Unfortunately, by the time the car went into production a number of engineering revisions had been made. The V12 engine was gone, in its place coming a twin-turbo V6 borrowed from the MG Metro 6R4 rally car. In the wider world, the recession had hit by the time the XJ220 went into production. It was still the fastest production car in the world when it was new (213mph), but the V6 engine was reason enough for many of the 1500 customers to opt out of their purchase and, in the end, just 275 cars were built.
The lack of a V12 engine may have been a handy opt-out for recession-hit buyers, but there was clearly still an appetite for a V12 powered XJ220. Nigel Webb was one such case, and he commissioned Don Law Racing to convert an XJ220 to V12 power on a one-off basis.
It was the only place to go: having carried its first regular service on an XJ220 in 1996, the company became the go-to place for XJ220 maintenance and modification. When Ford pulled the plug on JaguarSport in 1998, Don Law Racing got the contract for official servicing work, buying up engine stock from TWR, gearboxes from Ricardo and all remaining stock from Jaguar. It wasn’t done by halves.
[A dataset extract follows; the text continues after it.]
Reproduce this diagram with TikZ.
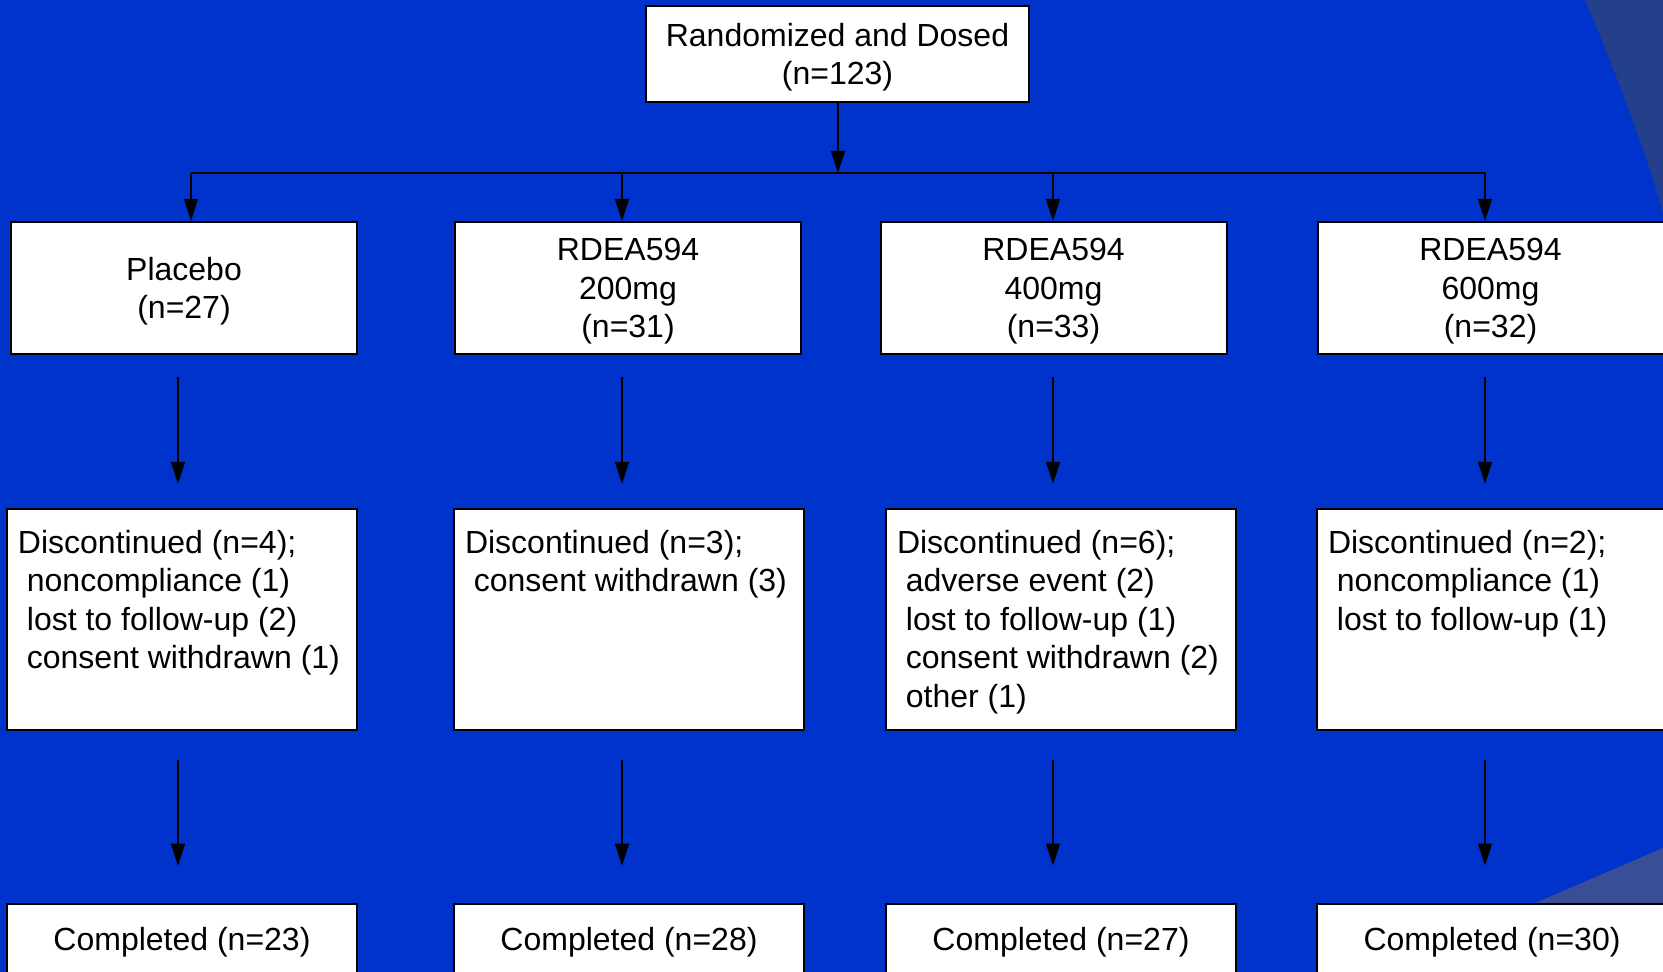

And neither was the V12 conversion for Nigel Webb’s car. The full-house IMSA-spec engine looks ferocious through the glass engine, and whole thing looks utterly ‘factory’ finished. It’s interesting watching reactions to it on the Cartier Style et Luxe lawn this weekend; some immediately twig the modification, others take it at face value. Small details like the Jaguar XJ220 scripts subtly make the point.